Why Oxide Chose Illumos

RFD process and transparency

  • Commenters like Oxide’s open RFDs and podcasts explaining decisions.
  • Some see value in formally documenting “obvious” choices; others think this particular RFD reads like retroactive justification.
  • Oxide staff in-thread emphasize: RFDs are internal decision records, later published, not marketing pieces.

Why Illumos as host OS

  • Illumos is viewed as a capable, coherent UNIX with strong primitives (zones, ZFS, SMF) and a culture Oxide trusts.
  • A major advantage cited is ease of landing kernel changes relative to Linux.
  • Several point out that many Oxide engineers previously worked on Solaris/illumos; critics argue this familiarity is the real driver. Oxide engineers reply that they genuinely believe it’s the best trade‑off for their use.

Linux, systemd, and ecosystem concerns

  • The RFD mentions “technological and political” issues around Linux/systemd.
  • Some say this is under‑specified and feels like FUD; others cite specific examples of contentious systemd maintainer behavior and dislike the “sprawl.”
  • Counterpoints: modern Linux distros routinely mix and match non‑systemd components; many enterprises are fine with systemd in practice.

Hypervisor choice: bhyve vs KVM/QEMU/Xen/vmm

  • Oxide chose bhyve on Illumos. There is history of KVM on Illumos and KVM/QEMU at prior companies.
  • A KVM/QEMU developer contests the RFD’s claim that QEMU is “often” unreliable/insecure, citing a relatively good recent vuln record and strong fuzzing; others counter with general C/C++ memory‑safety concerns and Oxide’s Rust‑first philosophy.
  • Trade‑offs discussed: KVM/QEMU feature richness vs complexity and maintenance burden; Xen architecture and dom0 size; OpenBSD vmm’s security‑oriented design but limited features (e.g., historically single vCPU).
  • Nested virtualization is noted as complex but not necessarily slow if tuned.

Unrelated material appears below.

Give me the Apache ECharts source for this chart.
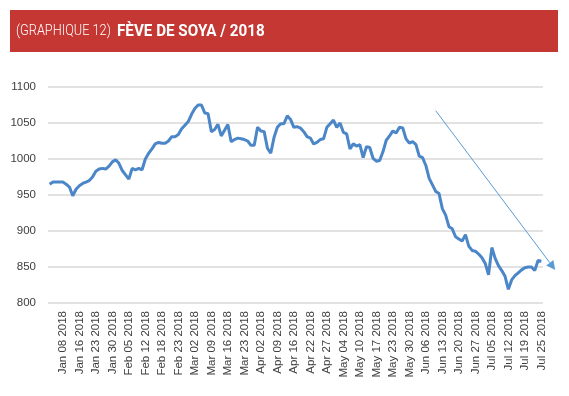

Service management: SMF vs systemd

  • Some praise illumos SMF as conceptually superior and less intrusive than systemd, though older (XML) and CDDL‑licensed.
  • Others argue systemd has long since surpassed SMF in capabilities and is the de facto standard.

Storage: ZFS, Ceph, and Crucible

  • ZFS on Illumos is seen as a natural fit for a fixed hardware appliance.
  • Ceph is criticized by some as operationally heavy and fragile at scale; others defend it with large real‑world deployments and small ops teams.
  • Oxide’s internal Crucible layer is mentioned as their actual storage service, making any ZFS vs Ceph comparison somewhat indirect.

Market and hardware notes

  • Lack of arm64 support in Illumos is a blocker for some; others note arm64 is still early in “traditional” production.
  • Some think Oxide should target VMware migration opportunities; others say Oxide’s fully integrated rack appliance is a much bigger change than just swapping hypervisors.